* WHAT YOU SHOULD DO *
All the data must come back unchanged, except that pictures are left out.
START DATA PROVIDED
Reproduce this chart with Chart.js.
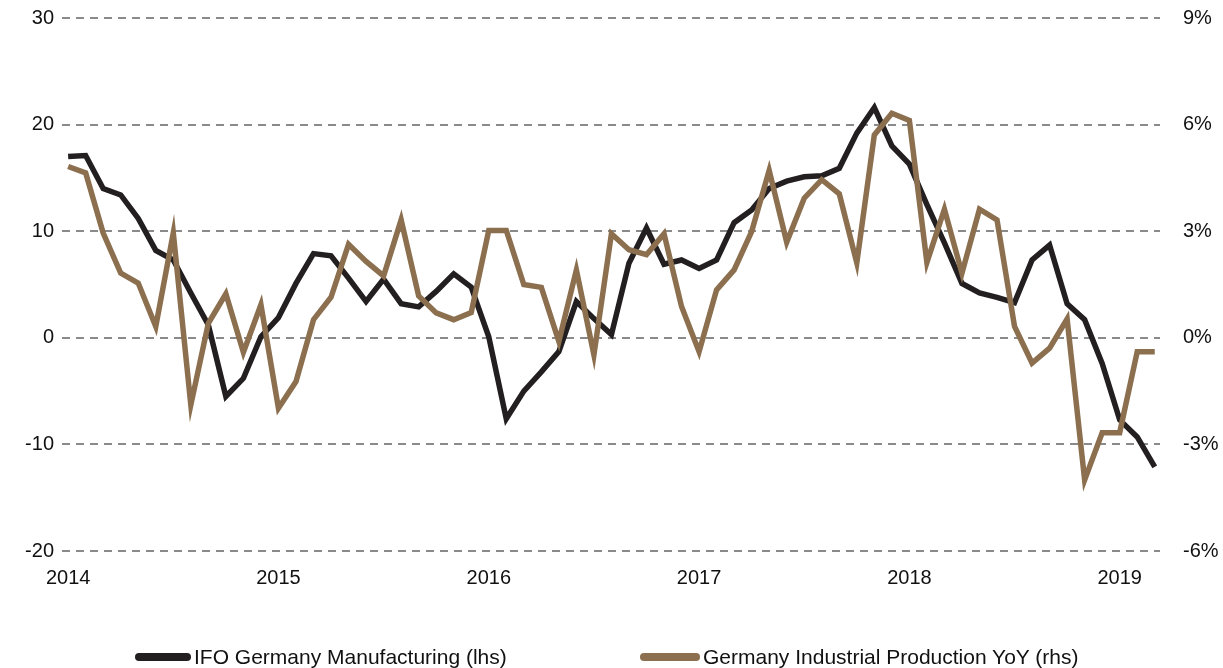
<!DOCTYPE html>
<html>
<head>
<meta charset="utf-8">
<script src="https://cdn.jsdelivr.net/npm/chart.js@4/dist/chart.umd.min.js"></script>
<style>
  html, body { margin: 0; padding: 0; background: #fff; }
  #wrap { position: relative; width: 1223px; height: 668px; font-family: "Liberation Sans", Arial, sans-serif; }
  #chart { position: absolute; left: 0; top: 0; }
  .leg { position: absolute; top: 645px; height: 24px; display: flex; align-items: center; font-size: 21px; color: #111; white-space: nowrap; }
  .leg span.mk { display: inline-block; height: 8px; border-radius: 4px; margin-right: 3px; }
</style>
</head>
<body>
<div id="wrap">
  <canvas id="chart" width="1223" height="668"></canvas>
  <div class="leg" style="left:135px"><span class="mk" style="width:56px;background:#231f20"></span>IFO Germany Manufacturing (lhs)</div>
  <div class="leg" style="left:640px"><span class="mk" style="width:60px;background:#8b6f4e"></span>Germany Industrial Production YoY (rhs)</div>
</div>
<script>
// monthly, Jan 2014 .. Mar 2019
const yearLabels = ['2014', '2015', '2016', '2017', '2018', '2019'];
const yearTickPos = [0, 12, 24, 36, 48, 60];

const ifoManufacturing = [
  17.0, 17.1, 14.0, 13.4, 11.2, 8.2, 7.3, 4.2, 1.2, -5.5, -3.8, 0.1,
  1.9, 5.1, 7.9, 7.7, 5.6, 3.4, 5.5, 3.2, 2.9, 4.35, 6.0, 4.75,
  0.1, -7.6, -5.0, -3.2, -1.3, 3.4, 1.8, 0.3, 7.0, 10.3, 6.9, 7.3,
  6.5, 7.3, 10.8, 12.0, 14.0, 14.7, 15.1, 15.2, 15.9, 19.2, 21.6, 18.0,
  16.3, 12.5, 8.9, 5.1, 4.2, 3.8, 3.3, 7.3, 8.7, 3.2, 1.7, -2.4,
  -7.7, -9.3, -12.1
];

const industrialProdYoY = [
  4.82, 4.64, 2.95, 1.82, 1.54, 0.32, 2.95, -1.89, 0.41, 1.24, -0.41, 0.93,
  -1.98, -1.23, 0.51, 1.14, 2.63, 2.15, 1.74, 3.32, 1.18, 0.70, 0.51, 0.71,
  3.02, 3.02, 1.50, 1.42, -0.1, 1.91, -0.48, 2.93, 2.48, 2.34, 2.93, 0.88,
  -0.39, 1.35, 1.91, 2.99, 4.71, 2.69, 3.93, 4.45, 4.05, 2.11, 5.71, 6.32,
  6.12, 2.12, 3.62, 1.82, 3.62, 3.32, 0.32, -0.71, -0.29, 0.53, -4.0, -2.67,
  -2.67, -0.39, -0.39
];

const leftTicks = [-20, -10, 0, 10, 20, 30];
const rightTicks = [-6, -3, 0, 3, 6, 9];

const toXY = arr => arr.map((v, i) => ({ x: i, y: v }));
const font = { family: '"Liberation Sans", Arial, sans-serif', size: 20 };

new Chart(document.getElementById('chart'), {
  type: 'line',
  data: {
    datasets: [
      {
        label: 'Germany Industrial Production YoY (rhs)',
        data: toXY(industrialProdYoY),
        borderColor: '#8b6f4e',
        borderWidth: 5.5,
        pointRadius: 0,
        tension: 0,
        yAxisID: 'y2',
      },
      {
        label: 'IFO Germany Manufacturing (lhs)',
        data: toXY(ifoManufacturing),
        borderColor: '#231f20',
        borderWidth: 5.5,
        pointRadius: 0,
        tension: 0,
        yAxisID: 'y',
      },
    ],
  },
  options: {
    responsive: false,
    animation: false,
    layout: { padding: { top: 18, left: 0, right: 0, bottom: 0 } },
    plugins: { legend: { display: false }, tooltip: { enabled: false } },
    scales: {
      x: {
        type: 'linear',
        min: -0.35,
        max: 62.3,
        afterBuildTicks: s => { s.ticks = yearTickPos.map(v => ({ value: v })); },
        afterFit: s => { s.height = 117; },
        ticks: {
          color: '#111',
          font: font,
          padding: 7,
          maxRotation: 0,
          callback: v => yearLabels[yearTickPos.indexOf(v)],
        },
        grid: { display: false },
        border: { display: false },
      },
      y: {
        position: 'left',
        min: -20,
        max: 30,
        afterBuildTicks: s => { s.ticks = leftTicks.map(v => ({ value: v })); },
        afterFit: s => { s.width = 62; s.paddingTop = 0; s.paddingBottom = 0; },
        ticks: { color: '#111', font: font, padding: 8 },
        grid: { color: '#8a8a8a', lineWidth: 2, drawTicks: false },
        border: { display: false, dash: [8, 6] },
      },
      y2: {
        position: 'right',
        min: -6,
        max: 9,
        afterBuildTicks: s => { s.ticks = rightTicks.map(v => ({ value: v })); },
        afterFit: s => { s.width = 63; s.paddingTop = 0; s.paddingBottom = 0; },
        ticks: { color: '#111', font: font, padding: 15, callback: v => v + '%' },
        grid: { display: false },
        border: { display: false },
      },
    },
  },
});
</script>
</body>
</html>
END DATA PROVIDED
* OUTPUT OF THE EXERCISE *
Reproduce this chart with Chart.js.
<!DOCTYPE html>
<html>
<head>
<meta charset="utf-8">
<script src="https://cdn.jsdelivr.net/npm/chart.js@4/dist/chart.umd.min.js"></script>
<style>
  html, body { margin: 0; padding: 0; background: #fff; }
  #wrap { position: relative; width: 1223px; height: 668px; font-family: "Liberation Sans", Arial, sans-serif; }
  #chart { position: absolute; left: 0; top: 0; }
  .leg { position: absolute; top: 645px; height: 24px; display: flex; align-items: center; font-size: 21px; color: #111; white-space: nowrap; }
  .leg span.mk { display: inline-block; height: 8px; border-radius: 4px; margin-right: 3px; }
</style>
</head>
<body>
<div id="wrap">
  <canvas id="chart" width="1223" height="668"></canvas>
  <div class="leg" style="left:135px"><span class="mk" style="width:56px;background:#231f20"></span>IFO Germany Manufacturing (lhs)</div>
  <div class="leg" style="left:640px"><span class="mk" style="width:60px;background:#8b6f4e"></span>Germany Industrial Production YoY (rhs)</div>
</div>
<script>
// monthly, Jan 2014 .. Mar 2019
const yearLabels = ['2014', '2015', '2016', '2017', '2018', '2019'];
const yearTickPos = [0, 12, 24, 36, 48, 60];

const ifoManufacturing = [
  17.0, 17.1, 14.0, 13.4, 11.2, 8.2, 7.3, 4.2, 1.2, -5.5, -3.8, 0.1,
  1.9, 5.1, 7.9, 7.7, 5.6, 3.4, 5.5, 3.2, 2.9, 4.35, 6.0, 4.75,
  0.1, -7.6, -5.0, -3.2, -1.3, 3.4, 1.8, 0.3, 7.0, 10.3, 6.9, 7.3,
  6.5, 7.3, 10.8, 12.0, 14.0, 14.7, 15.1, 15.2, 15.9, 19.2, 21.6, 18.0,
  16.3, 12.5, 8.9, 5.1, 4.2, 3.8, 3.3, 7.3, 8.7, 3.2, 1.7, -2.4,
  -7.7, -9.3, -12.1
];

const industrialProdYoY = [
  4.82, 4.64, 2.95, 1.82, 1.54, 0.32, 2.95, -1.89, 0.41, 1.24, -0.41, 0.93,
  -1.98, -1.23, 0.51, 1.14, 2.63, 2.15, 1.74, 3.32, 1.18, 0.70, 0.51, 0.71,
  3.02, 3.02, 1.50, 1.42, -0.1, 1.91, -0.48, 2.93, 2.48, 2.34, 2.93, 0.88,
  -0.39, 1.35, 1.91, 2.99, 4.71, 2.69, 3.93, 4.45, 4.05, 2.11, 5.71, 6.32,
  6.12, 2.12, 3.62, 1.82, 3.62, 3.32, 0.32, -0.71, -0.29, 0.53, -4.0, -2.67,
  -2.67, -0.39, -0.39
];

const leftTicks = [-20, -10, 0, 10, 20, 30];
const rightTicks = [-6, -3, 0, 3, 6, 9];

const toXY = arr => arr.map((v, i) => ({ x: i, y: v }));
const font = { family: '"Liberation Sans", Arial, sans-serif', size: 20 };

new Chart(document.getElementById('chart'), {
  type: 'line',
  data: {
    datasets: [
      {
        label: 'Germany Industrial Production YoY (rhs)',
        data: toXY(industrialProdYoY),
        borderColor: '#8b6f4e',
        borderWidth: 5.5,
        pointRadius: 0,
        tension: 0,
        yAxisID: 'y2',
      },
      {
        label: 'IFO Germany Manufacturing (lhs)',
        data: toXY(ifoManufacturing),
        borderColor: '#231f20',
        borderWidth: 5.5,
        pointRadius: 0,
        tension: 0,
        yAxisID: 'y',
      },
    ],
  },
  options: {
    responsive: false,
    animation: false,
    layout: { padding: { top: 18, left: 0, right: 0, bottom: 0 } },
    plugins: { legend: { display: false }, tooltip: { enabled: false } },
    scales: {
      x: {
        type: 'linear',
        min: -0.35,
        max: 62.3,
        afterBuildTicks: s => { s.ticks = yearTickPos.map(v => ({ value: v })); },
        afterFit: s => { s.height = 117; },
        ticks: {
          color: '#111',
          font: font,
          padding: 7,
          maxRotation: 0,
          callback: v => yearLabels[yearTickPos.indexOf(v)],
        },
        grid: { display: false },
        border: { display: false },
      },
      y: {
        position: 'left',
        min: -20,
        max: 30,
        afterBuildTicks: s => { s.ticks = leftTicks.map(v => ({ value: v })); },
        afterFit: s => { s.width = 62; s.paddingTop = 0; s.paddingBottom = 0; },
        ticks: { color: '#111', font: font, padding: 8 },
        grid: { color: '#8a8a8a', lineWidth: 2, drawTicks: false },
        border: { display: false, dash: [8, 6] },
      },
      y2: {
        position: 'right',
        min: -6,
        max: 9,
        afterBuildTicks: s => { s.ticks = rightTicks.map(v => ({ value: v })); },
        afterFit: s => { s.width = 63; s.paddingTop = 0; s.paddingBottom = 0; },
        ticks: { color: '#111', font: font, padding: 15, callback: v => v + '%' },
        grid: { display: false },
        border: { display: false },
      },
    },
  },
});
</script>
</body>
</html>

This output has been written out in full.